Today is the Feast of Saint Joseph the Worker, the patron and model of workers, so it seems like a good day for a bit of theological reflection on the relationship between technology and work. (For historical background on this feast, see Chris Gehrz’s post at the Anxious Bench.)
As we gain a new awareness of how new and emerging technologies are changing us and our world, we begin to realize that technology has been central to our conception of work from the beginning. Indeed, one could argue that a theology of work depends on a theology of technology.
Support for this argument can be found in Miroslav Volf’s Work in the Spirit: Toward a Theology of Work (Oxford 1991), from which I would like to draw three claims.
The first claim is that a theology of work should be informed by the whole biblical narrative, from creation through new creation.
Near the end of the last century, Volf critiqued the dominant paradigm of work within Protestant theology, which focused on questions about “how one should or should not work, and what one should produce.” Such questions, Volf claims, need to be situated “in the larger context of reflection on the meaning of work in the history of God with the world” (quoted at the end of my “Charles Williams’s Theology of Publishing”). For Christians, the biblical narrative from Genesis to Revelation provides the theological foundation for the interpretation of this history.
In the early chapters of Genesis, various forms of work—agriculture (4:2), building (4:17), husbandry (4:20), making music with instruments (4:21), and metalworking (4:22)—are described as a part of a “history of technological development.” Genesis shows that technology, like all human creations, is both “a noble product of human ingenuity” and “a dangerous instrument of humans’ ignoble ambitions” (Work in the Spirit, 182).

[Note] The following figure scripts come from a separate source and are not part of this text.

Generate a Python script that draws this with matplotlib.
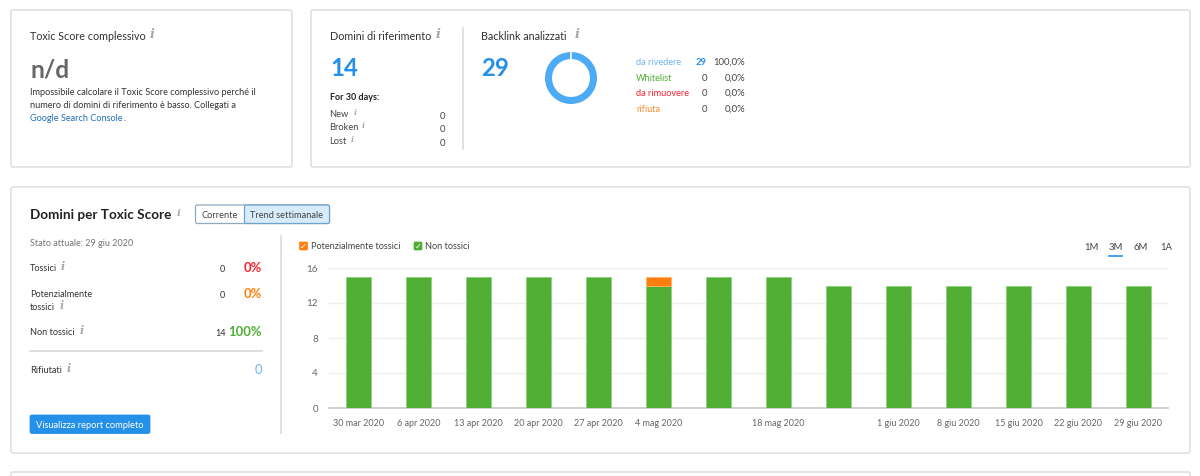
import matplotlib
matplotlib.use('Agg')
import matplotlib.pyplot as plt
from matplotlib.patches import FancyBboxPatch

plt.rcParams['font.family'] = ['Lato', 'DejaVu Sans']

# chart data
weeks = ['30 mar 2020', '6 apr 2020', '13 apr 2020', '20 apr 2020', '27 apr 2020',
         '4 mag 2020', '11 mag 2020', '18 mag 2020', '25 mag 2020', '1 giu 2020',
         '8 giu 2020', '15 giu 2020', '22 giu 2020', '29 giu 2020']
hidden_weeks = ['11 mag 2020', '25 mag 2020']
non_tossici = [15, 15, 15, 15, 15, 14, 15, 15, 14, 14, 14, 14, 14, 14]
potenzialmente = [0, 0, 0, 0, 0, 1, 0, 0, 0, 0, 0, 0, 0, 0]
y_ticks = [0, 4, 8, 12, 16]

# side panels
backlink_labels = ['da rivedere', 'Whitelist', 'da rimuovere', 'rifiuta']
backlink_counts = [29, 0, 0, 0]
backlink_pct = ['100,0%', '0,0%', '0,0%', '0,0%']
backlink_colors = ['#6db3f2', '#4fae33', '#f5222d', '#ff8c2e']
new_broken_lost = [('New', 0), ('Broken', 0), ('Lost', 0)]
periods = ['1M', '3M', '6M', '1A']

DARK = '#333333'
GREY = '#757575'
BLUE = '#2590e8'
GREEN = '#4fae33'
ORANGE = '#ff7f0e'

W, H = 1200, 476
fig = plt.figure(figsize=(W / 100, H / 100), dpi=100)
bg = fig.add_axes([0, 0, 1, 1])
bg.set_xlim(0, W)
bg.set_ylim(H, 0)
bg.axis('off')


def px(size):
    return size * 0.72


def label(x, y, s, size=11, color=DARK, **kw):
    kw.setdefault('va', 'center')
    bg.text(x, y + size * 0.07, s, fontsize=px(size), color=color, **kw)


def info(x, y, size=12):
    bg.text(x, y, 'i', fontsize=px(size), color='#a8a8a8', family='DejaVu Serif',
            style='italic', weight='bold', va='center', ha='center')


def card(x0, y0, x1, y1):
    bg.add_patch(FancyBboxPatch((x0, y0), x1 - x0, y1 - y0, boxstyle='round,pad=0,rounding_size=2',
                                fc='white', ec='#e0e0e0', lw=1.2))


def checkbox(x, y, color):
    bg.add_patch(FancyBboxPatch((x, y), 8, 8, boxstyle='round,pad=0,rounding_size=1', fc=color, ec=color, lw=0.5))
    bg.text(x + 4, y + 4, '\u2713', fontsize=6, color='white', ha='center', va='center',
            family='DejaVu Sans', weight='bold')


card(11, 10, 292, 167)
card(311, 10, 1190, 167)
card(11, 187, 1190, 453)
card(11, 472, 1190, 490)

# toxic score card
label(30, 36, 'Toxic Score complessivo', 10.8)
info(152.5, 34, 13)
label(30, 68, 'n/d', 24.5, '#666666', weight='bold')
label(30, 92, 'Impossibile calcolare il Toxic Score complessivo perché il', 9.1)
label(30, 105, 'numero di domini di riferimento è basso. Collegati a', 9.1)
label(30, 118, 'Google Search Console', 9.1, '#1f6fb8')
label(123, 118, '.', 9.1)

# referring domains card
label(329.5, 36, 'Domini di riferimento', 10.8)
info(438, 34, 13)
label(330, 67, '14', 24, BLUE, weight='bold')
label(329.5, 97, 'For 30 days:', 9, '#222222', weight='bold')
for i, (name, val) in enumerate(new_broken_lost):
    label(329.5, 113.5 + i * 13.5, name, 9.3, '#444444')
    info(355 + (8 if name == 'Broken' else 0) - (3 if name == 'Lost' else 0), 113 + i * 13.5, 8)
    label(445, 115.5 + i * 13.5, str(val), 9.5, '#444444', ha='right')
bg.plot([462.5, 462.5], [28, 149], color='#dcdcdc', lw=1.2)

# backlinks card
label(481, 36, 'Backlink analizzati', 10.8)
info(577, 34, 13)
label(481, 67, '29', 24, BLUE, weight='bold')
for i, name in enumerate(backlink_labels):
    yy = 62 + i * 15.5
    label(636, yy, name, 9.1, backlink_colors[i])
    label(707, yy, str(backlink_counts[i]), 9.5, BLUE if backlink_counts[i] else '#444444',
          ha='right', weight='bold' if backlink_counts[i] else 'normal')
    label(745, yy, backlink_pct[i], 9.5, '#444444', ha='right')

donut = fig.add_axes([545 / W, 1 - 104 / H, 52 / W, 52 / H])
donut.pie([sum(backlink_counts)], colors=['#4dabf5'], radius=1, startangle=90,
          wedgeprops={'width': 0.27})
donut.plot([0, 0], [0.6, 1.05], color='white', lw=1.2)
donut.set_xlim(-1, 1)
donut.set_ylim(-1, 1)

# bottom card, left side
label(30, 214, 'Domini per Toxic Score', 13.5, '#222222', weight='bold')
info(179, 214, 10)
bg.add_patch(FancyBboxPatch((195.5, 205), 134, 18.5, boxstyle='round,pad=0,rounding_size=2',
                            fc='white', ec='#8fa9bd', lw=0.9))
bg.add_patch(FancyBboxPatch((244.5, 205), 85, 18.5, boxstyle='round,pad=0,rounding_size=2',
                            fc='#d8ebfa', ec='#6ea4cc', lw=0.9))
label(220, 215, 'Corrente', 9.3, '#444444', ha='center')
label(287, 215, 'Trend settimanale', 9.3, '#444444', ha='center')

label(30, 243, 'Stato attuale: 29 giu 2020', 9, GREY)
label(30, 268, 'Tossici', 9.2)
info(63, 267, 11)
label(225.5, 268.5, '0', 9.2, ha='right')
label(262, 267.5, '0%', 13, '#f5222d', ha='right', weight='bold')
label(30, 293.5, 'Potenzialmente', 9.2)
label(30, 306.5, 'tossici', 9.2)
info(62, 305.5, 11)
label(225.5, 294.5, '0', 9.2, ha='right')
label(262, 293.5, '0%', 13, ORANGE, ha='right', weight='bold')
label(30, 331.5, 'Non tossici', 9.2)
info(81.5, 331, 11)
label(225.5, 332.5, '14', 9.2, ha='right')
label(262, 331.5, '100%', 13, GREEN, ha='right', weight='bold')
bg.plot([30, 262], [351, 351], color='#d8d8d8', lw=1.2)
label(30, 370, 'Rifiutati', 9.2)
info(69, 369, 11)
label(262, 369.5, '0', 13, '#6db3f2', ha='right')
bg.add_patch(FancyBboxPatch((30, 415), 120, 18.5, boxstyle='round,pad=0,rounding_size=2',
                            fc=BLUE, ec=BLUE, lw=0.6))
label(90, 425, 'Visualizza report completo', 9.3, 'white', ha='center')
bg.plot([281, 281], [236, 433], color='#dcdcdc', lw=1.2)

# legend and period switch
checkbox(299.5, 242, ORANGE)
label(311, 246, 'Potenzialmente tossici', 9.2, '#444444')
checkbox(414, 242, GREEN)
label(425, 246, 'Non tossici', 9.2, '#444444')
for name, xx in zip(periods, [1091, 1116, 1141, 1166]):
    label(xx, 246.5, name, 9.5, '#444444', ha='center')
bg.plot([1109, 1122], [256, 256], color=BLUE, lw=1.2)

# stacked bars
ax = fig.add_axes([329 / W, 1 - 408 / H, 839 / W, 140 / H])
ax.patch.set_alpha(0)
xs = list(range(len(weeks)))
ax.bar(xs, non_tossici, width=25 / 60, color=GREEN, edgecolor='#8fd07e', lw=0.6, zorder=3)
# empty segments would still show their edge, so leave them out
top = [x for x in xs if potenzialmente[x] > 0]
ax.bar(top, [potenzialmente[x] for x in top], bottom=[non_tossici[x] for x in top], width=25 / 60,
       color=ORANGE, edgecolor='#ffb26b', lw=0.6, zorder=3)
ax.set_xlim(-29.5 / 60, 809.5 / 60)
ax.set_ylim(0, 16)
ax.set_yticks(y_ticks)
ax.grid(axis='y', color='#eeeeee', lw=1, zorder=0)
ax.set_xticks([x for x in xs if weeks[x] not in hidden_weeks])
ax.set_xticklabels([w for w in weeks if w not in hidden_weeks])
ax.tick_params(axis='x', length=0, pad=8, labelsize=px(9), labelcolor='#666666')
ax.tick_params(axis='y', length=0, pad=8, labelsize=px(9.8), labelcolor='#666666')
for side in ['top', 'left', 'right']:
    ax.spines[side].set_visible(False)
ax.spines['bottom'].set_color('#c8c8c8')
ax.spines['bottom'].set_linewidth(1.2)

fig.savefig('out.png', dpi=100)
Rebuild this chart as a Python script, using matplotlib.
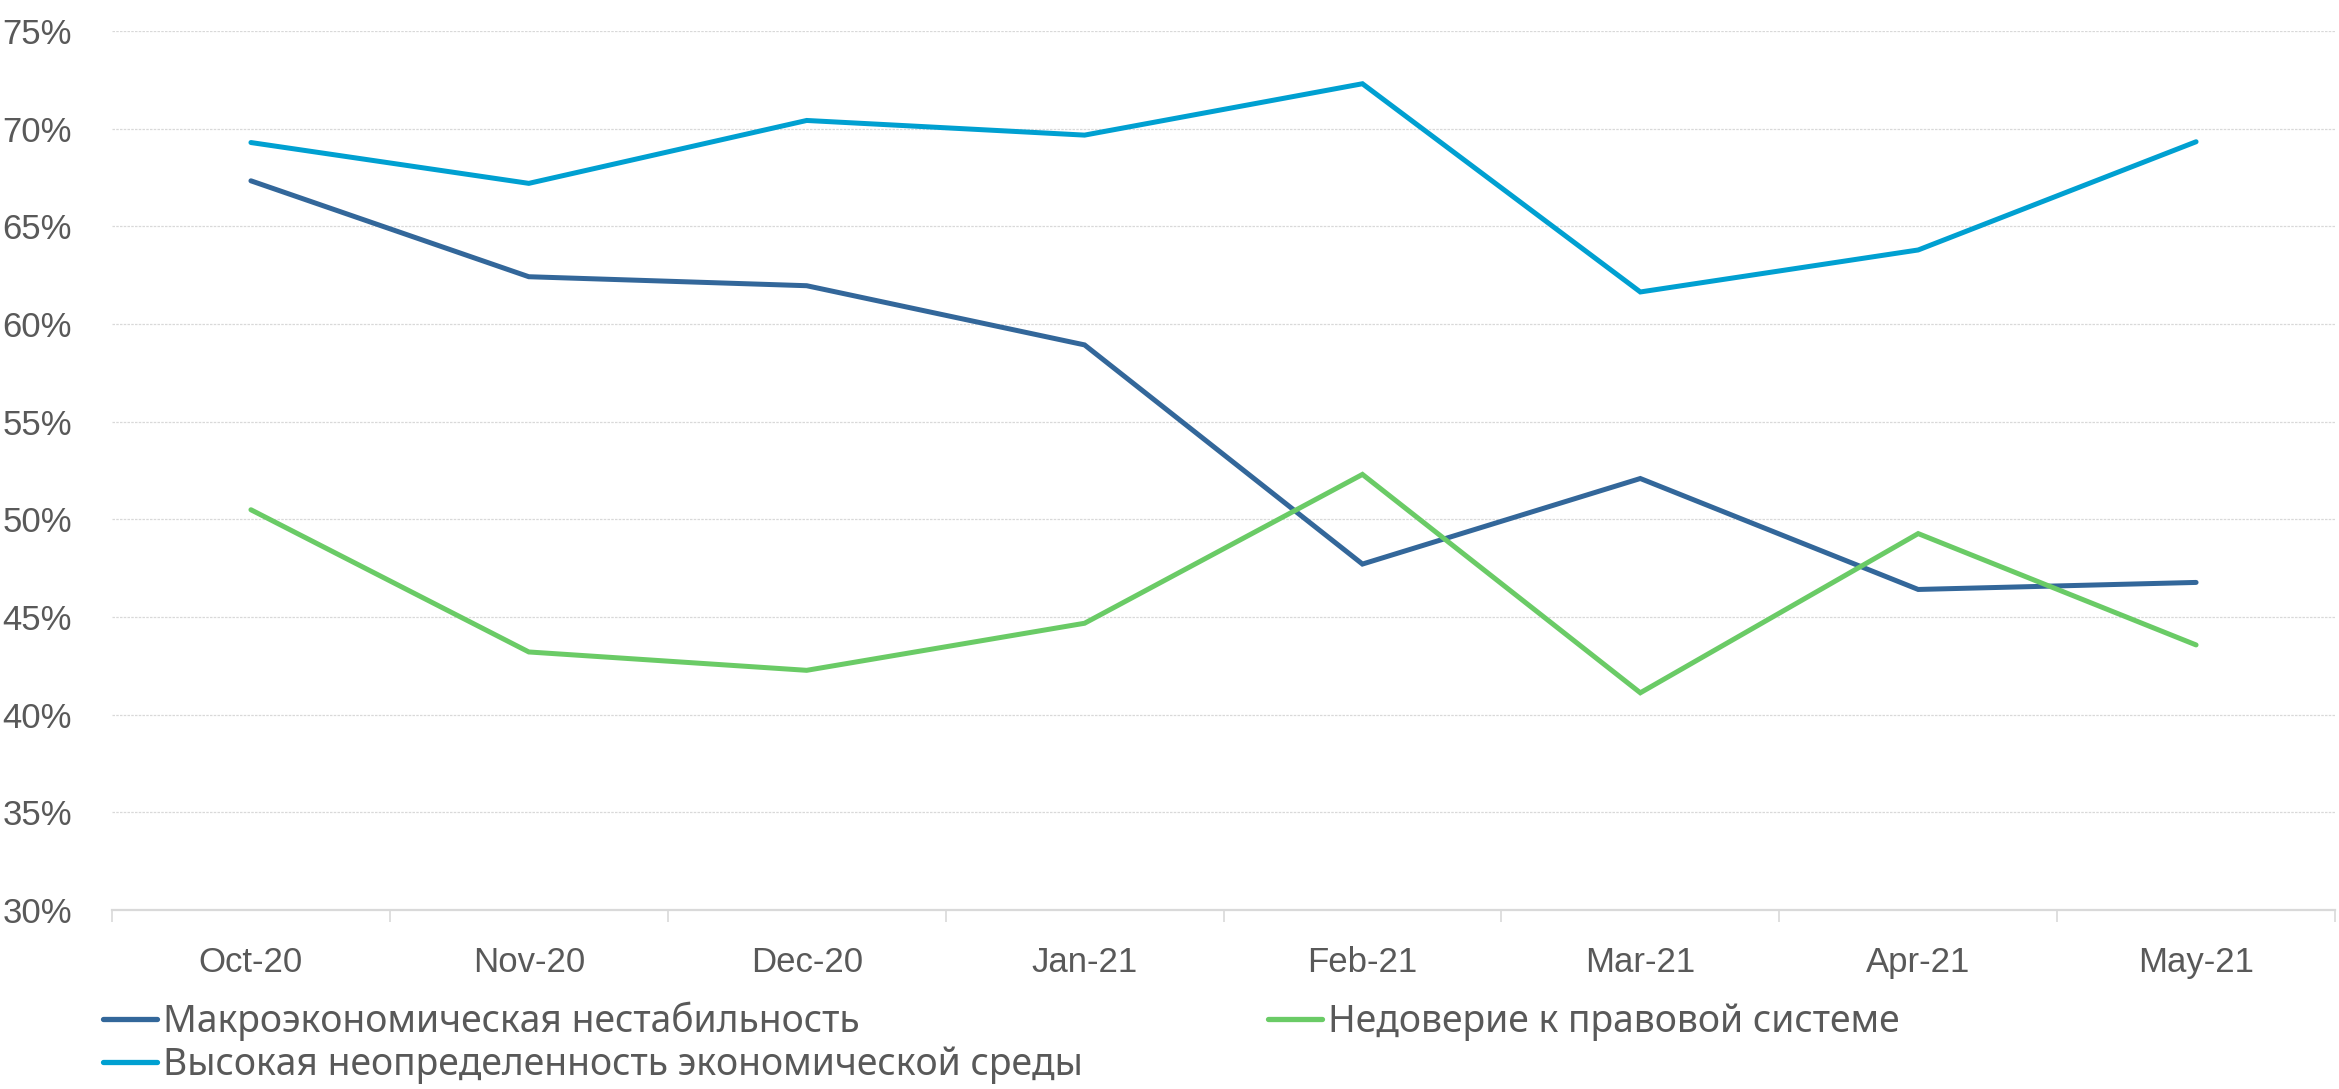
import matplotlib
matplotlib.use("Agg")
import matplotlib.pyplot as plt
from matplotlib import font_manager
from matplotlib.ticker import FixedLocator, NullFormatter, FixedFormatter

# ---- data ----
months = ["Oct-20", "Nov-20", "Dec-20", "Jan-21", "Feb-21", "Mar-21", "Apr-21", "May-21"]
macro = [67.33, 62.42, 61.96, 58.93, 47.71, 52.09, 46.41, 46.77]
distrust = [50.49, 43.21, 42.27, 44.68, 52.30, 41.12, 49.27, 43.57]
uncertainty = [69.29, 67.20, 70.42, 69.67, 72.30, 61.64, 63.79, 69.33]

label_macro = "Макроэкономическая нестабильность"
label_distrust = "Недоверие к правовой системе"
label_uncert = "Высокая неопределенность экономической среды"

y_ticks = [30, 35, 40, 45, 50, 55, 60, 65, 70, 75]

# ---- styling ----
names = {f.name for f in font_manager.fontManager.ttflist}
narrow = "Liberation Sans Narrow" if "Liberation Sans Narrow" in names else "Liberation Sans"
tick_fs = 29 if narrow == "Liberation Sans Narrow" else 25
legend_font = "Noto Sans"

c_macro = "#33679A"
c_uncert = "#00A0D1"
c_distrust = "#6ACB66"
text_col = "#595959"
grid_col = "#D9D9D9"

W, H, DPI = 2339, 1089, 100
fig = plt.figure(figsize=(W / DPI, H / DPI), dpi=DPI)
ax = fig.add_axes([112 / W, 1 - 910 / H, (2335 - 112) / W, (910 - 31) / H])

x = list(range(len(months)))
lw = 3.6
l1, = ax.plot(x, macro, color=c_macro, lw=lw, solid_capstyle="round", solid_joinstyle="miter", label=label_macro)
l3, = ax.plot(x, uncertainty, color=c_uncert, lw=lw, solid_capstyle="round", solid_joinstyle="miter", label=label_uncert)
l2, = ax.plot(x, distrust, color=c_distrust, lw=lw, solid_capstyle="round", solid_joinstyle="miter", label=label_distrust)

ax.set_xlim(-0.5, len(months) - 0.5)
ax.set_ylim(30, 75)

# y axis
ax.set_yticks(y_ticks)
ax.set_yticklabels([f"{v}%" for v in y_ticks])
ax.tick_params(axis="y", length=0, pad=28.8, labelsize=tick_fs, labelcolor=text_col)
for lab in ax.get_yticklabels():
    lab.set_fontfamily(narrow)
ax.grid(axis="y", color=grid_col, lw=0.9, linestyle=(0, (2, 1)))
ax.set_axisbelow(True)

# x axis: boundaries as major ticks, labels on minor ticks
ax.xaxis.set_major_locator(FixedLocator([i - 0.5 for i in range(len(months) + 1)]))
ax.xaxis.set_major_formatter(NullFormatter())
ax.xaxis.set_minor_locator(FixedLocator(x))
ax.xaxis.set_minor_formatter(FixedFormatter(months))
ax.tick_params(axis="x", which="major", length=8.6, width=1.2, color=grid_col)
ax.tick_params(axis="x", which="minor", length=0, pad=26, labelsize=tick_fs, labelcolor=text_col)
for lab in ax.xaxis.get_minorticklabels():
    lab.set_fontfamily(narrow)

for s in ["top", "right", "left"]:
    ax.spines[s].set_visible(False)
ax.spines["bottom"].set_color(grid_col)
ax.spines["bottom"].set_linewidth(1.6)

# legends
fs = 26.9
leg1 = fig.legend(handles=[l1, l3], loc="center left",
                  bbox_to_anchor=(103 / W, 1 - 1043 / H),
                  frameon=False, handlelength=1.45, handletextpad=0.15,
                  labelspacing=0.12, borderpad=0, borderaxespad=0,
                  prop={"family": legend_font, "size": fs})
for t in leg1.get_texts():
    t.set_color(text_col)
for lh in leg1.get_lines():
    lh.set_linewidth(3.8)
leg2 = fig.legend(handles=[l2], loc="center left",
                  bbox_to_anchor=(1268 / W, 1 - 1022 / H),
                  frameon=False, handlelength=1.45, handletextpad=0.15,
                  borderpad=0, borderaxespad=0,
                  prop={"family": legend_font, "size": fs})
for t in leg2.get_texts():
    t.set_color(text_col)
for lh in leg2.get_lines():
    lh.set_linewidth(3.8)

fig.savefig("out.png", dpi=DPI, facecolor="white")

But even before the fall, the work for which humans were created in the garden of Eden seems to depend on tools and techniques: “to till it and keep it” (Gen 2:15, NRSV).
One can press the priority of technology further by considering its role in—and enabling—human evolution. As Ron Cole-Turner observes of the transition from Australopithecus to Homo, “Before we became human, we made tools. And almost immediately, our tools began to make us more and more human” (The End of Adam and Eve, 54). In other words, technology preceded us—and, perhaps, anything we would describe as work.
The third claim is that a theology of technology for work should begin with new creation.
Since the “Christian faith is eschatological,” Volf writes, a Christian theology of work should begin with the doctrine of new creation that leads the present world of work toward, as Jürgen Moltmann stated, “the promised and the hoped-for transformation” in new creation (Work in the Spirit, 83).
Jesus, the carpenter’s son and a carpenter—a τέκτων, or one who constructs or builds with wood—entered into the history of technological development and transformed it. He was also revealed to be the one who, at the end, is “making all things new.”
As we consider and shape the future of work, we will find with T. S. Eliot that in our end is our beginning.